*YOUR GOAL:* Copy all of the material exactly. Pictures are not to appear in the copy.

== == ==

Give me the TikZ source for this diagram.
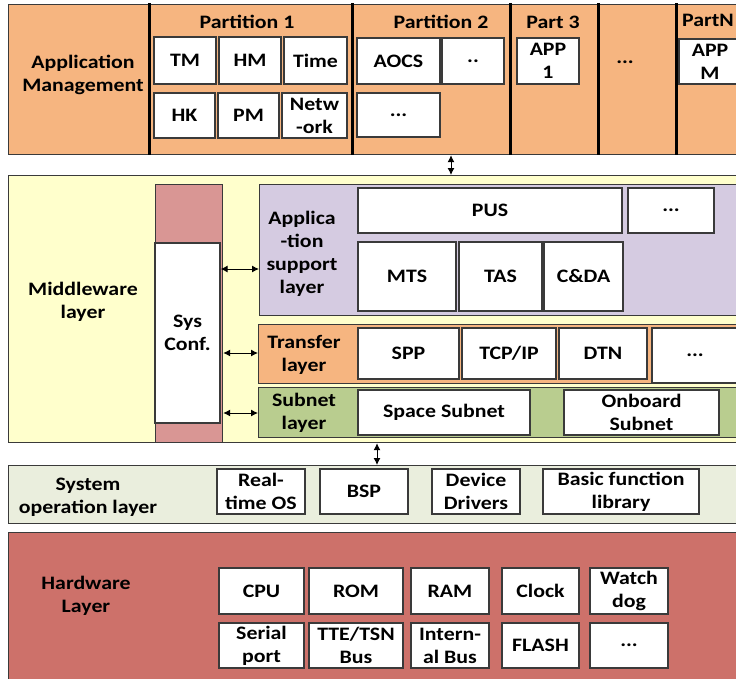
\documentclass[tikz,border=0pt]{standalone}
\usepackage{fontspec}
\newfontfamily\lab{Carlito}[FakeStretch=1.15]
\usetikzlibrary{arrows.meta}
\definecolor{orangeL}{HTML}{F6B580}
\definecolor{yellowL}{HTML}{FFFFCC}
\definecolor{purpleL}{HTML}{D5CBE1}
\definecolor{greenL}{HTML}{B9CD8F}
\definecolor{pinkL}{HTML}{D99694}
\definecolor{sysL}{HTML}{EAEEDD}
\definecolor{hwL}{HTML}{CD716A}
\definecolor{lineC}{HTML}{3A3A3A}
\begin{document}
\begin{tikzpicture}[x=1pt,y=-1pt,
  every node/.style={font=\lab\bfseries\fontsize{19}{23}\selectfont, text=black},
  layer/.style={draw=lineC, line width=1.2pt, inner sep=0pt, anchor=north west},
  bx/.style 2 args={draw=lineC, line width=1.2pt, fill=white, inner sep=0pt, align=center, minimum width=#1, minimum height=#2},
  lbl/.style={align=center, inner sep=0pt},
  partline/.style={line width=3pt, black},
  biarrow/.style={{Latex[length=7pt,width=7pt]}-{Latex[length=7pt,width=7pt]}, line width=1pt}]
\clip (0,0) rectangle (736,678);
\fill[white] (0,0) rectangle (736,678);
% ---------- Application layer ----------
\node[layer, fill=orangeL, minimum width=745, minimum height=150] (app) at (8,4) {};
\foreach \x in {149,352,510,598,676} \draw[partline] (\x,3) -- (\x,155);
\node[lbl] (applbl) at (83,75) {Application\\Management};
\node[lbl] (p1) at (247,22) {Partition 1};
\node[lbl] (p2) at (441,22) {Partition 2};
\node[lbl] (p3) at (553,22) {Part 3};
\node[lbl] (pdots) at (625,62) {...};
\node[lbl] (pn) at (708,20) {PartN};
\node[bx={62}{47}] (tm) at (185,60.5) {TM};
\node[bx={62}{47}] (hm) at (250,60.5) {HM};
\node[bx={63}{47}] (time) at (315.5,60.5) {Time};
\node[bx={61}{45}] (hk) at (184.5,115.5) {HK};
\node[bx={61}{45}] (pm) at (248.5,115.5) {PM};
\node[bx={65}{45}] (net) at (314.5,115.5) {Netw\\-ork};
\node[bx={83}{46}] (aocs) at (398.5,61) {AOCS};
\node[bx={62}{46}] (p2dd) at (473,61) {..};
\node[bx={83}{44}] (p2ddd) at (398.5,115) {...};
\node[bx={62}{46}] (app1) at (548,61) {APP\\1};
\node[bx={62}{45}] (appm) at (710,61.5) {APP\\M};
% ---------- Middleware layer ----------
\node[layer, fill=yellowL, minimum width=745, minimum height=267] (mw) at (8,175) {};
\node[lbl] (mwlbl) at (83,302) {Middleware\\layer};
\node[layer, fill=pinkL, minimum width=67, minimum height=258] (syscol) at (155,184) {};
\node[bx={65}{180}] (sysconf) at (187.5,333) {Sys\\Conf.};
\node[layer, fill=purpleL, minimum width=486, minimum height=131] (asl) at (259,184) {};
\node[lbl] (asllbl) at (302,253.5) {Applica\\-tion\\support\\layer};
\node[bx={264}{45}] (pus) at (490,210.5) {PUS};
\node[bx={86}{45}] (asldots) at (671,210.5) {...};
\node[bx={98}{69}] (mts) at (407,276.5) {MTS};
\node[bx={83}{69}] (tas) at (500.5,276.5) {TAS};
\node[bx={79}{69}] (cda) at (583.5,276.5) {C\&DA};
\node[layer, fill=orangeL, minimum width=487, minimum height=59] (tl) at (258,324) {};
\node[lbl] (tllbl) at (304,355) {Transfer\\layer};
\node[bx={101}{51}] (spp) at (408.5,353.5) {SPP};
\node[bx={94}{51}] (tcp) at (509,353.5) {TCP/IP};
\node[bx={88}{51}] (dtn) at (603,353.5) {DTN};
\node[bx={86}{55}] (tldots) at (695,355.5) {...};
\node[layer, fill=greenL, minimum width=487, minimum height=50] (sl) at (258,387) {};
\node[lbl] (sllbl) at (304,412.5) {Subnet\\layer};
\node[bx={172}{45}] (space) at (444,412.5) {Space Subnet};
\node[bx={155}{45}] (onboard) at (641.5,412.5) {Onboard\\Subnet};
\draw[biarrow] (sysconf.east |- 0,269) -- (asl.west |- 0,269);
\draw[biarrow] (syscol.east |- 0,353) -- (tl.west |- 0,353);
\draw[biarrow] (syscol.east |- 0,413) -- (sl.west |- 0,413);
\draw[biarrow] (app.south -| 451,0) -- (mw.north -| 451,0);
% ---------- System operation layer ----------
\node[layer, fill=sysL, minimum width=745, minimum height=58] (sys) at (8,465) {};
\draw[biarrow] (mw.south -| 377,0) -- (sys.north -| 377,0);
\node[lbl] (syslbl) at (88,497) {System\\operation layer};
\node[bx={88}{45}] (rtos) at (261,491.5) {Real-\\time OS};
\node[bx={88}{45}] (bsp) at (364,491.5) {BSP};
\node[bx={88}{45}] (dd) at (476,491.5) {Device\\Drivers};
\node[bx={156}{45}] (bfl) at (621,491.5) {Basic function\\library};
% ---------- Hardware layer ----------
\node[layer, fill=hwL, minimum width=745, minimum height=160] (hw) at (8,532) {};
\node[lbl] (hwlbl) at (86,596) {Hardware\\Layer};
\node[bx={85}{46}] (cpu) at (261.5,591) {CPU};
\node[bx={94}{46}] (rom) at (356,591) {ROM};
\node[bx={78}{46}] (ram) at (450,591) {RAM};
\node[bx={77}{46}] (clock) at (540.5,591) {Clock};
\node[bx={78}{46}] (wd) at (629,591) {Watch\\dog};
\node[bx={85}{45}] (serial) at (261.5,645.5) {Serial\\port};
\node[bx={94}{45}] (tte) at (356,645.5) {TTE/TSN\\Bus};
\node[bx={78}{45}] (ibus) at (450,645.5) {Intern-\\al Bus};
\node[bx={77}{45}] (flash) at (540.5,645.5) {FLASH};
\node[bx={78}{45}] (hwdots) at (629,645.5) {...};
\end{tikzpicture}
\end{document}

== == ==

*ANSWER:*
Give me the TikZ source for this diagram.
\documentclass[tikz,border=0pt]{standalone}
\usepackage{fontspec}
\newfontfamily\lab{Carlito}[FakeStretch=1.15]
\usetikzlibrary{arrows.meta}
\definecolor{orangeL}{HTML}{F6B580}
\definecolor{yellowL}{HTML}{FFFFCC}
\definecolor{purpleL}{HTML}{D5CBE1}
\definecolor{greenL}{HTML}{B9CD8F}
\definecolor{pinkL}{HTML}{D99694}
\definecolor{sysL}{HTML}{EAEEDD}
\definecolor{hwL}{HTML}{CD716A}
\definecolor{lineC}{HTML}{3A3A3A}
\begin{document}
\begin{tikzpicture}[x=1pt,y=-1pt,
  every node/.style={font=\lab\bfseries\fontsize{19}{23}\selectfont, text=black},
  layer/.style={draw=lineC, line width=1.2pt, inner sep=0pt, anchor=north west},
  bx/.style 2 args={draw=lineC, line width=1.2pt, fill=white, inner sep=0pt, align=center, minimum width=#1, minimum height=#2},
  lbl/.style={align=center, inner sep=0pt},
  partline/.style={line width=3pt, black},
  biarrow/.style={{Latex[length=7pt,width=7pt]}-{Latex[length=7pt,width=7pt]}, line width=1pt}]
\clip (0,0) rectangle (736,678);
\fill[white] (0,0) rectangle (736,678);
% ---------- Application layer ----------
\node[layer, fill=orangeL, minimum width=745, minimum height=150] (app) at (8,4) {};
\foreach \x in {149,352,510,598,676} \draw[partline] (\x,3) -- (\x,155);
\node[lbl] (applbl) at (83,75) {Application\\Management};
\node[lbl] (p1) at (247,22) {Partition 1};
\node[lbl] (p2) at (441,22) {Partition 2};
\node[lbl] (p3) at (553,22) {Part 3};
\node[lbl] (pdots) at (625,62) {...};
\node[lbl] (pn) at (708,20) {PartN};
\node[bx={62}{47}] (tm) at (185,60.5) {TM};
\node[bx={62}{47}] (hm) at (250,60.5) {HM};
\node[bx={63}{47}] (time) at (315.5,60.5) {Time};
\node[bx={61}{45}] (hk) at (184.5,115.5) {HK};
\node[bx={61}{45}] (pm) at (248.5,115.5) {PM};
\node[bx={65}{45}] (net) at (314.5,115.5) {Netw\\-ork};
\node[bx={83}{46}] (aocs) at (398.5,61) {AOCS};
\node[bx={62}{46}] (p2dd) at (473,61) {..};
\node[bx={83}{44}] (p2ddd) at (398.5,115) {...};
\node[bx={62}{46}] (app1) at (548,61) {APP\\1};
\node[bx={62}{45}] (appm) at (710,61.5) {APP\\M};
% ---------- Middleware layer ----------
\node[layer, fill=yellowL, minimum width=745, minimum height=267] (mw) at (8,175) {};
\node[lbl] (mwlbl) at (83,302) {Middleware\\layer};
\node[layer, fill=pinkL, minimum width=67, minimum height=258] (syscol) at (155,184) {};
\node[bx={65}{180}] (sysconf) at (187.5,333) {Sys\\Conf.};
\node[layer, fill=purpleL, minimum width=486, minimum height=131] (asl) at (259,184) {};
\node[lbl] (asllbl) at (302,253.5) {Applica\\-tion\\support\\layer};
\node[bx={264}{45}] (pus) at (490,210.5) {PUS};
\node[bx={86}{45}] (asldots) at (671,210.5) {...};
\node[bx={98}{69}] (mts) at (407,276.5) {MTS};
\node[bx={83}{69}] (tas) at (500.5,276.5) {TAS};
\node[bx={79}{69}] (cda) at (583.5,276.5) {C\&DA};
\node[layer, fill=orangeL, minimum width=487, minimum height=59] (tl) at (258,324) {};
\node[lbl] (tllbl) at (304,355) {Transfer\\layer};
\node[bx={101}{51}] (spp) at (408.5,353.5) {SPP};
\node[bx={94}{51}] (tcp) at (509,353.5) {TCP/IP};
\node[bx={88}{51}] (dtn) at (603,353.5) {DTN};
\node[bx={86}{55}] (tldots) at (695,355.5) {...};
\node[layer, fill=greenL, minimum width=487, minimum height=50] (sl) at (258,387) {};
\node[lbl] (sllbl) at (304,412.5) {Subnet\\layer};
\node[bx={172}{45}] (space) at (444,412.5) {Space Subnet};
\node[bx={155}{45}] (onboard) at (641.5,412.5) {Onboard\\Subnet};
\draw[biarrow] (sysconf.east |- 0,269) -- (asl.west |- 0,269);
\draw[biarrow] (syscol.east |- 0,353) -- (tl.west |- 0,353);
\draw[biarrow] (syscol.east |- 0,413) -- (sl.west |- 0,413);
\draw[biarrow] (app.south -| 451,0) -- (mw.north -| 451,0);
% ---------- System operation layer ----------
\node[layer, fill=sysL, minimum width=745, minimum height=58] (sys) at (8,465) {};
\draw[biarrow] (mw.south -| 377,0) -- (sys.north -| 377,0);
\node[lbl] (syslbl) at (88,497) {System\\operation layer};
\node[bx={88}{45}] (rtos) at (261,491.5) {Real-\\time OS};
\node[bx={88}{45}] (bsp) at (364,491.5) {BSP};
\node[bx={88}{45}] (dd) at (476,491.5) {Device\\Drivers};
\node[bx={156}{45}] (bfl) at (621,491.5) {Basic function\\library};
% ---------- Hardware layer ----------
\node[layer, fill=hwL, minimum width=745, minimum height=160] (hw) at (8,532) {};
\node[lbl] (hwlbl) at (86,596) {Hardware\\Layer};
\node[bx={85}{46}] (cpu) at (261.5,591) {CPU};
\node[bx={94}{46}] (rom) at (356,591) {ROM};
\node[bx={78}{46}] (ram) at (450,591) {RAM};
\node[bx={77}{46}] (clock) at (540.5,591) {Clock};
\node[bx={78}{46}] (wd) at (629,591) {Watch\\dog};
\node[bx={85}{45}] (serial) at (261.5,645.5) {Serial\\port};
\node[bx={94}{45}] (tte) at (356,645.5) {TTE/TSN\\Bus};
\node[bx={78}{45}] (ibus) at (450,645.5) {Intern-\\al Bus};
\node[bx={77}{45}] (flash) at (540.5,645.5) {FLASH};
\node[bx={78}{45}] (hwdots) at (629,645.5) {...};
\end{tikzpicture}
\end{document}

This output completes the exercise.